[Your instructions] Your task is to locate every line holding the string "React" and to copy each of them.

------------------------------

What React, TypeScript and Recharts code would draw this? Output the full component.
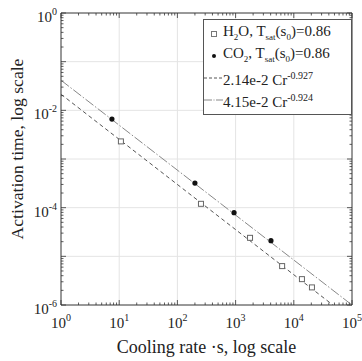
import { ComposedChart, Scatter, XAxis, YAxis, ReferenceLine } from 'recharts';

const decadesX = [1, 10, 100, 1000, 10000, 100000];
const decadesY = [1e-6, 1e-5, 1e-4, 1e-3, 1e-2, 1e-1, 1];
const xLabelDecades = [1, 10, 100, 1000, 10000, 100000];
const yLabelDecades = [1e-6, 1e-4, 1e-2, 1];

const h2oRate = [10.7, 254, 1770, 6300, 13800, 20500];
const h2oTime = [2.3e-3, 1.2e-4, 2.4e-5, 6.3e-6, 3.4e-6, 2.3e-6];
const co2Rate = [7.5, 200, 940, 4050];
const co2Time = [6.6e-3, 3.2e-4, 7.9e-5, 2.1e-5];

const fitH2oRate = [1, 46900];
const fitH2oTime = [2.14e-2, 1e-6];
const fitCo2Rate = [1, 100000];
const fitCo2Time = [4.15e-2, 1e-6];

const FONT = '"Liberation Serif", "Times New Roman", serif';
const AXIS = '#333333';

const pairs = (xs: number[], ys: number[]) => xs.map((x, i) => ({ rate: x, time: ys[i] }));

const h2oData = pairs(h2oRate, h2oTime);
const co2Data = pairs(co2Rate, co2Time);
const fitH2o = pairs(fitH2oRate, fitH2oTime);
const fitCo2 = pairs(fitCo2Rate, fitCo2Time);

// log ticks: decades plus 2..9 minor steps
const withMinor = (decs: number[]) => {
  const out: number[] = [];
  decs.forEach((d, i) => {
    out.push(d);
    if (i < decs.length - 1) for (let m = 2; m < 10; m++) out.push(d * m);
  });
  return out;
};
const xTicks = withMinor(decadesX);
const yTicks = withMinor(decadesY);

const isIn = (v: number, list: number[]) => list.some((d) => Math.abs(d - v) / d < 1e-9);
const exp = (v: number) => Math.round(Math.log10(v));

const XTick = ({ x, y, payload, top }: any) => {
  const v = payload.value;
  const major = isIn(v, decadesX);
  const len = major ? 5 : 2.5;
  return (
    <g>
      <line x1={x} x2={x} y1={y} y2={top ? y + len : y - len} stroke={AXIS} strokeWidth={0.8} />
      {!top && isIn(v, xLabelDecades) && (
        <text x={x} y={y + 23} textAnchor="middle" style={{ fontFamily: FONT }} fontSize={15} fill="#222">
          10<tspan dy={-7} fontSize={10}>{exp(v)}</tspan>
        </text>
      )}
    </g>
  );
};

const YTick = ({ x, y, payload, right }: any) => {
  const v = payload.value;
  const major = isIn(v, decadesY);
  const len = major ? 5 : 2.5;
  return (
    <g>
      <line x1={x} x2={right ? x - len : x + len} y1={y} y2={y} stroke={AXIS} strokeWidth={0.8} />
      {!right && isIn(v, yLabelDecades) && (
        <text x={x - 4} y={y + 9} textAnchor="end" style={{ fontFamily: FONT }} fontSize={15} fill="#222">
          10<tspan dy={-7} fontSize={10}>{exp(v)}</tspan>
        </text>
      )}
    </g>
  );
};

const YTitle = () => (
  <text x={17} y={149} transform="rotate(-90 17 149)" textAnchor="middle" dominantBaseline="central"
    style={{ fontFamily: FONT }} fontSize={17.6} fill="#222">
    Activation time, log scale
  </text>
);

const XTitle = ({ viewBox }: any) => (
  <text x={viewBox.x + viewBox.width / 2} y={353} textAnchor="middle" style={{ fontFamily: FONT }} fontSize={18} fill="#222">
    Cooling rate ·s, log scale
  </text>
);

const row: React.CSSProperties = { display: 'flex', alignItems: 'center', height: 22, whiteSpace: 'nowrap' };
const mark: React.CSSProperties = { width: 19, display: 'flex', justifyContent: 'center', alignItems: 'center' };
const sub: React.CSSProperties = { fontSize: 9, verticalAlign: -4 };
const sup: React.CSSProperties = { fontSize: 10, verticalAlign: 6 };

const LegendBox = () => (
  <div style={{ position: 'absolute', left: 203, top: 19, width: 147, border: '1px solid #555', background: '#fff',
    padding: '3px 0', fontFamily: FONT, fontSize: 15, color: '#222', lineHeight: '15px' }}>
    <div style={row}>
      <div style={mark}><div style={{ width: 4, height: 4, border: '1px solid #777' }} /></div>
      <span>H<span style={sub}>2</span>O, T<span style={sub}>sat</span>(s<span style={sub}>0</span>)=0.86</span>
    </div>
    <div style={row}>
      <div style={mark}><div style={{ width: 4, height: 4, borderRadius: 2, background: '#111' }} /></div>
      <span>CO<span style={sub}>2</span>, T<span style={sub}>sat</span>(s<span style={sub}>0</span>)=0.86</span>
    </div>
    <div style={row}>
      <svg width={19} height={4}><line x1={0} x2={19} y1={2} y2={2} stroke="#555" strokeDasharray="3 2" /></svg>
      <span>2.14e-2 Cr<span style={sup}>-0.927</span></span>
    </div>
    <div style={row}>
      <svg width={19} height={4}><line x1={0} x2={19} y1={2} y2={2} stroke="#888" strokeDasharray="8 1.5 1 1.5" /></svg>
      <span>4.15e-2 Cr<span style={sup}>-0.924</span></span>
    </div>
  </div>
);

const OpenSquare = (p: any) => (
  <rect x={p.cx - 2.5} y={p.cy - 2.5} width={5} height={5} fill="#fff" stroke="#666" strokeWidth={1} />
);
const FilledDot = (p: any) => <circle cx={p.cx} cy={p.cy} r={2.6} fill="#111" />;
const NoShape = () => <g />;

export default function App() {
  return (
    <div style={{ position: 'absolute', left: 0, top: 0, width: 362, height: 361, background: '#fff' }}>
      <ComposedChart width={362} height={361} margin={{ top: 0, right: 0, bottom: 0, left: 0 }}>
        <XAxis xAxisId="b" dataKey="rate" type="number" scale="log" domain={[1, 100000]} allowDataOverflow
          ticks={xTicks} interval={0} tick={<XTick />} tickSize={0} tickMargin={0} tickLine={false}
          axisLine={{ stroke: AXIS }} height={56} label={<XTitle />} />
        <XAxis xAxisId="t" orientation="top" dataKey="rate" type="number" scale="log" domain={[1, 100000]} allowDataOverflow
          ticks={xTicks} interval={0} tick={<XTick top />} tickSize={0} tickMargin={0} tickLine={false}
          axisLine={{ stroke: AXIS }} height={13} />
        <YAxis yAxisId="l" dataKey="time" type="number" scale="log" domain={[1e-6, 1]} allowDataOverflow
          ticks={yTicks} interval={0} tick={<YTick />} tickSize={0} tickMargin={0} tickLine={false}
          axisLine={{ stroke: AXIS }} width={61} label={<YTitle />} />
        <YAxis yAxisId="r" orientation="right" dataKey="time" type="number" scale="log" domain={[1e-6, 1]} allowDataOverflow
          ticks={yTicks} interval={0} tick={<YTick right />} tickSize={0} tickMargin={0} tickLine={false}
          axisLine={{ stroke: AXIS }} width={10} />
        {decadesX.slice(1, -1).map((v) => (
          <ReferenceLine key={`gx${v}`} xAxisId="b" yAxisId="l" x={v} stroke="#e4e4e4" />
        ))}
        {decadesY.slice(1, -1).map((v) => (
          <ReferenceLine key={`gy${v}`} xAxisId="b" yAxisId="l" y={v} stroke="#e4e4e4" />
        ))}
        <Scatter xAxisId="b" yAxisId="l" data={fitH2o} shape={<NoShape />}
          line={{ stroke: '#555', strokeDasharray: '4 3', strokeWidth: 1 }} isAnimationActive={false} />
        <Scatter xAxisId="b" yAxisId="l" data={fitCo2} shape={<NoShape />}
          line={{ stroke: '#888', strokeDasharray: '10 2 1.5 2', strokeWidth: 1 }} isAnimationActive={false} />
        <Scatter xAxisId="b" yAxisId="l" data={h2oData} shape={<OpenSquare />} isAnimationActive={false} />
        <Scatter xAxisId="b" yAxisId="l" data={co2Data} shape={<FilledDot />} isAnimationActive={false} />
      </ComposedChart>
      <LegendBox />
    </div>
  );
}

------------------------------

[Written solution]
What React, TypeScript and Recharts code would draw this? Output the full component.
const row: React.CSSProperties = { display: 'flex', alignItems: 'center', height: 22, whiteSpace: 'nowrap' };
const mark: React.CSSProperties = { width: 19, display: 'flex', justifyContent: 'center', alignItems: 'center' };
const sub: React.CSSProperties = { fontSize: 9, verticalAlign: -4 };
const sup: React.CSSProperties = { fontSize: 10, verticalAlign: 6 };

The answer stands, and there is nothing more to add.